Rooney snapped this shot of GIs being greeted by delirious Frenchwomen on the day of the liberation of Paris. The locale was probably the Place de l’Opéra, where the correspondents were holed up at the Hôtel Scribe or the Hôtel Le Grand.
Rooney took this photograph of German prisoners being paraded through the streets of Paris. A few moments later, a Parisian smashed a bottle over the head of one of the prisoners. Rooney wrote that he’d never witnessed such hatred.
A wrecked American glider from ill-starred Operation Market Garden, September 1944. Cronkite crash-landed in Zon, Holland, on a glider carrying 101st Airborne general Anthony McAuliffe.
Close-in street fighting in the war’s final winter produced ghoulish scenes like this one in Deidenberg, Belgium, with German soldiers lying dead near an American tank.
A few weeks after the Battle of the Bulge, Brigadier General Clift Andrus took command of Liebling and Boyle’s favorite outfit, the Big Red One, the Fighting First Division. Boyle (left) got an exclusive with the general on February 3, 1945.

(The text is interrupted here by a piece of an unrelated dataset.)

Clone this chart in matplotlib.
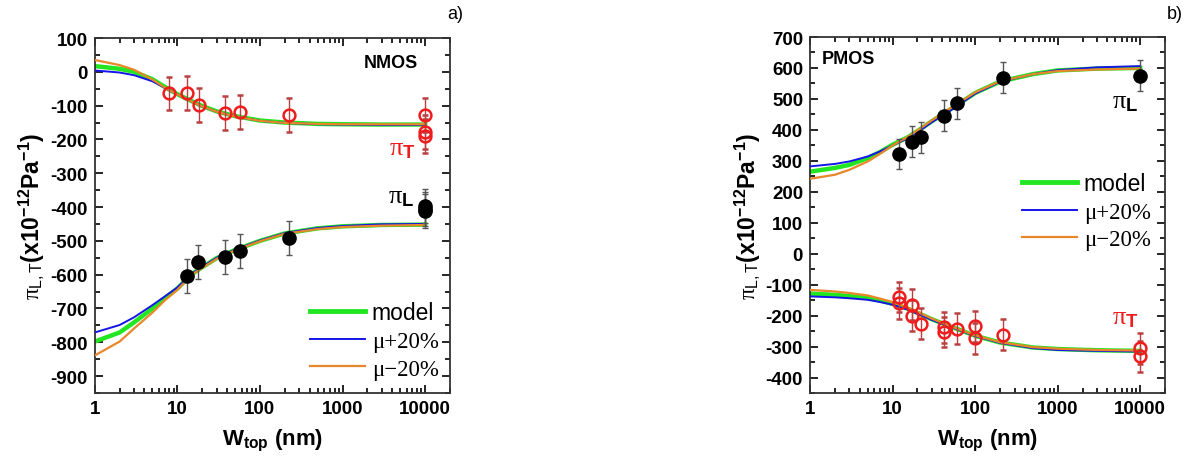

Andy Rooney was one of the first correspondents on the scene when the bridge over the Rhine at Remagen was captured intact. When it collapsed on St. Patrick’s Day 1945, this is the view Rooney saw from the bridge’s eastern end.
Cronkite finally returned home to Kansas City in December 1945 after three years of covering the war. This photograph was probably taken on the porch of his mother’s home. The following month he was back in Europe to cover the Nuremberg Trials.
A Stars and Stripes reunion in the 1960s. Charlie Kiley is to Rooney’s right. The great editor Bob Moora is directly across from Kiley. Bud Kane and Ben Price are to Rooney’s left.
A mid-1960s reunion of the fabled “Writing 69th.” Former USAAF media relations maven Hal Leyshon sits to Rooney’s right; to Leyshon’s right is former CBS correspondent Paul Manning. At the head of the table is former Associated Press correspondent Gladwin Hill, archrival of Cronkite (standing). Bigart sits to Hill’s left. Two other former USAAF officials, Jack Milady and Jack Redding, sit in front of Cronkite.